A truly detailed breakdown of what Apple has in store would be untenably long. Here's some basic but important info about what's coming down the pipe in the way of some new services and changes in old ones from the House that Jobs Built.
1. Apple Card
How it works—The Card piggybacks on Mastercard's network. You can use it immediately with Apple Pay. That way you get 2% cash back. Once you have the physical card—which is titanium and has no numbers on it at all—you will get 1% back on card purchases.
Cool feature alert: According to Apple this card will translate the gobbledygook of a typical transaction record into something legible, incorporating brand logos and real names. Crazier still, there will be no late, annual, or international fees. You'll be able to get your own when it launches this summer.
2. Apple Arcade
How it works—like a "Netflix for games." Which is honestly about as straightforward an explanation as you can get. With Arcade, a subscription service, you can play all you want. There are no in-app purchases (which sounds awesome), no ads, and you can play on the iPhone, on a Mac, or on Apple TV.
There are about 300,000 games to choose from. It launches in the fall of 2019.
3. Apple TV+
How it works—Well, according to Apple, it's "a new streaming service with original stories from the most creative minds in TV and film." Or, if you will, "it’s more like Hulu" than Netflix.
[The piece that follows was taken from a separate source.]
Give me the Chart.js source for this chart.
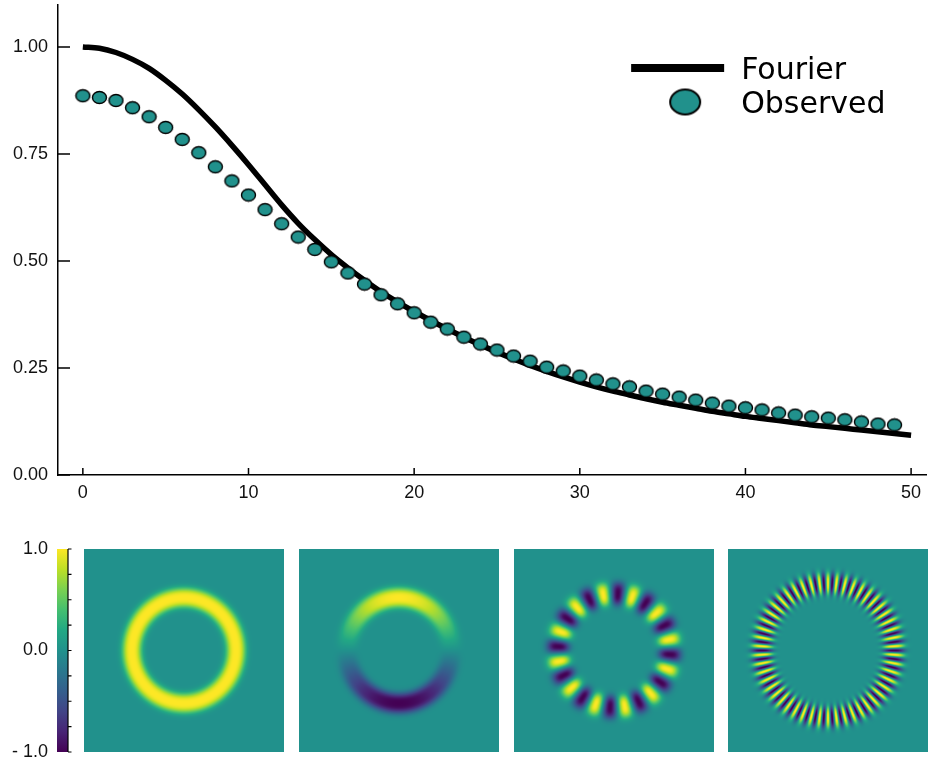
<!DOCTYPE html>
<html>
<head>
<meta charset="utf-8">
<title>Fourier vs observed</title>
<script src="https://cdn.jsdelivr.net/npm/chart.js@4.4.1/dist/chart.umd.min.js"></script>
<style>
  html, body { margin: 0; padding: 0; background: #fff; }
  #wrap { position: relative; width: 928px; height: 764px; }
  #curveBox { position: absolute; left: 0; top: 0; width: 928px; height: 505px; }
  #modeBox { position: absolute; left: 0; top: 530px; width: 928px; height: 234px; }
</style>
</head>
<body>
<div id="wrap">
  <div id="curveBox"><canvas id="curveChart"></canvas></div>
  <div id="modeBox"><canvas id="modeChart"></canvas></div>
</div>
<script>
// --- curve data ---
const fourierX = [0,1,2,3,4,5,6,7,8,9,10,11,12,13,14,15,16,17,18,19,20,21,22,23,24,25,
  26,27,28,29,30,31,32,33,34,35,36,37,38,39,40,41,42,43,44,45,46,47,48,49,50];
const fourierY = [1.000,0.997,0.987,0.971,0.950,0.922,0.890,0.853,0.813,0.770,
  0.725,0.678,0.631,0.588,0.550,0.515,0.484,0.455,0.428,0.404,
  0.382,0.361,0.341,0.322,0.304,0.287,0.271,0.256,0.242,0.229,
  0.217,0.206,0.196,0.187,0.178,0.170,0.163,0.156,0.149,0.143,
  0.137,0.132,0.127,0.122,0.117,0.113,0.109,0.105,0.101,0.097,0.093];
const observedX = [0,1,2,3,4,5,6,7,8,9,10,11,12,13,14,15,16,17,18,19,20,21,22,23,24,
  25,26,27,28,29,30,31,32,33,34,35,36,37,38,39,40,41,42,43,44,45,46,47,48,49];
const observedY = [0.886,0.882,0.875,0.858,0.837,0.812,0.784,0.753,0.720,0.687,
  0.654,0.620,0.587,0.556,0.527,0.498,0.472,0.446,0.421,0.400,
  0.379,0.357,0.341,0.322,0.306,0.292,0.278,0.266,0.252,0.243,
  0.231,0.222,0.213,0.206,0.196,0.189,0.182,0.175,0.168,0.161,
  0.157,0.152,0.145,0.140,0.136,0.133,0.129,0.124,0.119,0.117];
const xTickStep = 10;
const yTickStep = 0.25;

// --- mode images (ring * cos(m * theta)) ---
const modeOrder = [0, 1, 12, 50];
const modePeakAngle = [90, 90, 101, 90];      // degrees
const ringRadius = [0.52, 0.52, 0.56, 0.66];  // fraction of panel half-size
const ringWidth = [0.078, 0.08, 0.09, 0.085];
const colorbarTicks = [-1, -0.75, -0.5, -0.25, 0, 0.25, 0.5, 0.75, 1];
const colorbarLabels = ['- 1.0', '', '', '', '0.0', '', '', '', '1.0'];

const viridis = ['#440154', '#482475', '#414487', '#355f8d', '#2a788e', '#21918c',
  '#22a884', '#44bf70', '#7ad151', '#bddf26', '#fde725'];
const teal = '#21918c';
const tickFont = { family: "'Liberation Sans', Arial, sans-serif", size: 18 };

Chart.defaults.color = '#111';
Chart.defaults.font.family = tickFont.family;

function ellipseMarker(rx, ry, lw) {
  const c = document.createElement('canvas');
  c.width = Math.ceil(2 * rx + 2 * lw);
  c.height = Math.ceil(2 * ry + 2 * lw);
  const g = c.getContext('2d');
  g.beginPath();
  g.ellipse(c.width / 2, c.height / 2, rx, ry, 0, 0, 2 * Math.PI);
  g.fillStyle = teal;
  g.fill();
  g.lineWidth = lw;
  g.strokeStyle = '#000';
  g.stroke();
  return c;
}

const dotMarker = ellipseMarker(7, 6, 1.4);
const legendMarker = ellipseMarker(15, 12.5, 2);

// keep the axes flush with the plot edges
function noEdgePadding(s) {
  s.paddingTop = 0; s.paddingBottom = 0; s.paddingLeft = 0; s.paddingRight = 0;
}

// ticks point into the plot, legend sits in the upper right
const curveDecor = {
  id: 'curveDecor',
  afterDraw(chart) {
    const { ctx, chartArea, scales: { x, y } } = chart;
    ctx.save();
    ctx.strokeStyle = '#000';
    ctx.lineWidth = 1.5;
    ctx.beginPath();
    y.ticks.forEach(t => {
      const py = y.getPixelForValue(t.value);
      ctx.moveTo(chartArea.left, py);
      ctx.lineTo(chartArea.left + 12, py);
    });
    x.ticks.forEach(t => {
      const px = x.getPixelForValue(t.value);
      ctx.moveTo(px, chartArea.bottom);
      ctx.lineTo(px, chartArea.bottom - 7);
    });
    ctx.stroke();

    const ds = chart.data.datasets;
    const lx = x.getPixelForValue(33.1);
    ctx.fillStyle = '#000';
    ctx.fillRect(lx, 64, 93, 8);
    ctx.drawImage(legendMarker, lx + 54 - legendMarker.width / 2, 102 - legendMarker.height / 2);
    ctx.font = "30px 'DejaVu Sans', sans-serif";
    ctx.textBaseline = 'alphabetic';
    ctx.fillText(ds[1].label, lx + 110, 79);
    ctx.fillText(ds[0].label, lx + 110, 113);
    ctx.restore();
  }
};

new Chart(document.getElementById('curveChart'), {
  type: 'scatter',
  data: {
    datasets: [
      {
        type: 'scatter',
        label: 'Observed',
        data: observedX.map((v, i) => ({ x: v, y: observedY[i] })),
        pointStyle: dotMarker,
        pointRadius: 7,
        backgroundColor: teal,
        borderColor: '#000'
      },
      {
        type: 'line',
        label: 'Fourier',
        data: fourierX.map((v, i) => ({ x: v, y: fourierY[i] })),
        borderColor: '#000',
        borderWidth: 5.5,
        pointRadius: 0,
        cubicInterpolationMode: 'monotone',
        fill: false
      }
    ]
  },
  options: {
    responsive: true,
    maintainAspectRatio: false,
    animation: false,
    layout: { autoPadding: false, padding: { top: 5, right: 2, left: 0, bottom: 0 } },
    plugins: { legend: { display: false }, tooltip: { enabled: false } },
    scales: {
      x: {
        type: 'linear',
        min: -1.5,
        max: 50.9,
        afterFit: s => { s.height = 30; noEdgePadding(s); },
        grid: { display: false, drawTicks: false },
        border: { display: true, color: '#000', width: 1.5 },
        ticks: { stepSize: xTickStep, includeBounds: false, padding: 7, font: tickFont, maxRotation: 0 }
      },
      y: {
        type: 'linear',
        min: 0,
        max: 1.098,
        afterFit: s => { s.width = 58; noEdgePadding(s); },
        grid: { display: false, drawTicks: false },
        border: { display: true, color: '#000', width: 1.5 },
        ticks: {
          stepSize: yTickStep,
          includeBounds: false,
          padding: 10,
          font: tickFont,
          callback: v => v.toFixed(2)
        }
      }
    }
  },
  plugins: [curveDecor]
});

function viridisAt(t) {
  t = Math.max(0, Math.min(1, t)) * (viridis.length - 1);
  const i = Math.min(viridis.length - 2, Math.floor(t));
  const f = t - i;
  const a = parseInt(viridis[i].slice(1), 16), b = parseInt(viridis[i + 1].slice(1), 16);
  const mix = sh => Math.round(((a >> sh) & 255) * (1 - f) + ((b >> sh) & 255) * f);
  return [mix(16), mix(8), mix(0)];
}

// colour bar on the value axis, then the four mode images
const modePanels = {
  id: 'modePanels',
  afterDraw(chart) {
    const { ctx, chartArea, scales: { y } } = chart;
    const top = y.getPixelForValue(y.max);
    const bottom = y.getPixelForValue(y.min);
    const barRight = y.right - 16;
    const barLeft = barRight - 11;

    ctx.save();
    const grad = ctx.createLinearGradient(0, bottom, 0, top);
    viridis.forEach((c, i) => grad.addColorStop(i / (viridis.length - 1), c));
    ctx.fillStyle = grad;
    ctx.fillRect(barLeft, top, barRight - barLeft, bottom - top);
    ctx.strokeStyle = '#000';
    ctx.lineWidth = 1.2;
    ctx.beginPath();
    ctx.moveTo(barRight, top);
    ctx.lineTo(barRight, bottom);
    y.ticks.forEach(t => {
      const py = y.getPixelForValue(t.value);
      ctx.moveTo(barRight, py);
      ctx.lineTo(barRight + 3.5, py);
    });
    ctx.stroke();

    const n = modeOrder.length;
    const gap = 15;
    const w = Math.round((chartArea.width - gap * (n - 1)) / n);
    const h = Math.round(chartArea.bottom - chartArea.top);
    for (let k = 0; k < n; k++) {
      const off = document.createElement('canvas');
      off.width = w; off.height = h;
      const g = off.getContext('2d');
      const img = g.createImageData(w, h);
      const m = modeOrder[k];
      const phi = modePeakAngle[k] * Math.PI / 180;
      for (let py = 0; py < h; py++) {
        const v = (h / 2 - py - 0.5) / (h / 2);
        for (let px = 0; px < w; px++) {
          const u = (px + 0.5 - w / 2) / (w / 2);
          const r = Math.hypot(u, v);
          const th = Math.atan2(v, u);
          const d = Math.abs(r - ringRadius[k]) / ringWidth[k];
          const val = Math.exp(-0.5 * d * d * d) * Math.cos(m * (th - phi));
          const rgb = viridisAt((val - y.min) / (y.max - y.min));
          const o = (py * w + px) * 4;
          img.data[o] = rgb[0]; img.data[o + 1] = rgb[1]; img.data[o + 2] = rgb[2]; img.data[o + 3] = 255;
        }
      }
      g.putImageData(img, 0, 0);
      const left = k === n - 1 ? chartArea.right - w : chartArea.left + k * (w + gap);
      ctx.drawImage(off, left, chartArea.top);
    }
    ctx.restore();
  }
};

new Chart(document.getElementById('modeChart'), {
  type: 'scatter',
  data: { datasets: [{ data: [] }] },
  options: {
    responsive: true,
    maintainAspectRatio: false,
    animation: false,
    layout: { autoPadding: false, padding: { top: 19, right: 0, left: 0, bottom: 12 } },
    plugins: { legend: { display: false }, tooltip: { enabled: false } },
    scales: {
      x: { display: false, min: 0, max: 1 },
      y: {
        type: 'linear',
        min: -1,
        max: 1,
        afterFit: s => { s.width = 84; noEdgePadding(s); },
        afterBuildTicks: s => { s.ticks = colorbarTicks.map(v => ({ value: v })); },
        grid: { display: false, drawTicks: false },
        border: { display: false },
        ticks: {
          padding: 36,
          font: tickFont,
          autoSkip: false,
          callback: (v, i) => colorbarLabels[i]
        }
      }
    }
  },
  plugins: [modePanels]
});
</script>
</body>
</html>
They aren't kidding around here, either. A big slate of top-shelf directors and actors showed up to pimp the service and its original programming, which will include a reboot of Steven Spielberg's Amazing Stories TV anthology, which originally aired on NBC between 1985 and 1987.
It'll all be ad-free and available on demand. See the slate here.
4. Apple News+
How it works—Uh, it's that Netflix thing again. So, like Netflix, but for printed news. A monthly subscription of $9.99 USD will provide access to hundreds of newspapers and magazines to read on tablets and phones with the News+ app. It's a larger selection than you find in the average city library and includes titles like Bon Appetit, Entertainment Weekly, and yes, Maxim.
See the full list of magazines here.
5. TV Channels
This isn't about a single new or enhanced old Apple service so much as it's about perhaps the most shocking news from the presentation. At least where TV is concerned, Apple has decided to play nice with other devices. We can't believe it either. With TV Channels, users will be able to use subscriptions to networks like HBO and Showtime inside the Apple TV app.
Essentially, it's a step toward turning the app into a virtual cable box. And here's where it gets weird. The Apple TV app will soon be available on Roku, just about any smart TV, and even—surprisingly, given the historic enmity between the big As of tech—Amazon's Fire TV.
Apple has never tried to play too nice with the competition before, so that's why being able to use the TV app this way is so unusual.
In the end, consumers might win, after all. We hope.